When talking about what ABI stability means, I think it is important to be technically specific about what it means and what it doesn’t mean.  For example, the wording you chose here was “still be able to fix the parts that we can already see need fixing” as if ABI stability would prevent you from doing that.  It is true that ABI stability means we can’t make certain kinds of changes — that’s what the “stability” of ABI stability means — but for the Standard Library ABI stability more-or-less brings the same kind of mental model for stability that most clients expect out of stable libraries these days: APIs can evolve, new ones can be added, and old ones can be deprecated/phased out, but existing clients that depend on the old interfaces need to continue to work.  That model is not incompatible with “fixing” APIs; it just means that “fixing” takes on different forms than just wholesale ripping out old APIs and replacing them with totally different ones.  We’re rapidly moving past that point with the evolution of the Standard Library anyway, and I think that’s something worth keeping in mind.

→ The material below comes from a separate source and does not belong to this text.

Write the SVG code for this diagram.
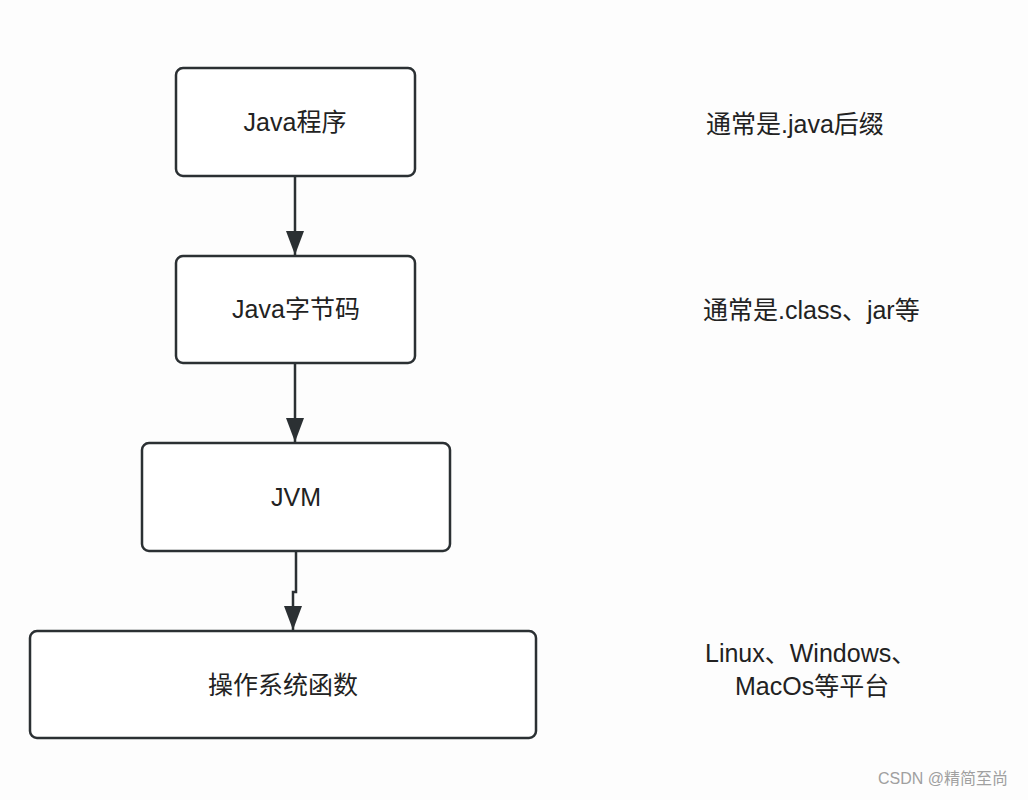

I’m totally open to considering “carving out specific exemptions to ABI stability” — I think specific arguments could be made here.  But I think those should be technically well considered on a case-by-case basis, and not just fear that ABI stability will lock us into bad APIs permanently.  Even outside of the current APIs we feel today might be imperfect, inevitably down the road we’re going to look back at some APIs and say that we wish we did them differently and find ways to phase in changes/improvements if the need is great.

Ted

> On Jan 9, 2018, at 6:30 PM, Nevin Brackett-Rozinsky via swift-evolution <swift-evolution at swift.org> wrote:
> 
> I’m just spitballing here, and I’m not an expert on matters of ABI, however the thought occurs to me that the current all-or-nothing approach might lead to suboptimal results.
> 
> In particular, some recent discussions on this list have mentioned that certain parts of the standard library, such as Mirror, really ought to be redesigned. But their current shape is on track to be baked into the permanent ABI, even though we know right now that we can do better.
> 
> Has any consideration been given to the possibility of carving out specific exemptions to ABI stability for Swift 5, and saying something like, “The entire ABI will be stabilized, except for Mirror (and possibly a small number of other things)”?
> 
> That way we can nail down almost all of the ABI, while still being able to fix the parts that we can already see need fixing. Perhaps I am being naive here, and I’m sure there are major aspects I am unaware of, but from my layperson’s perspective it seems rather silly to tie ourselves to a legacy implementation that we want to redesign.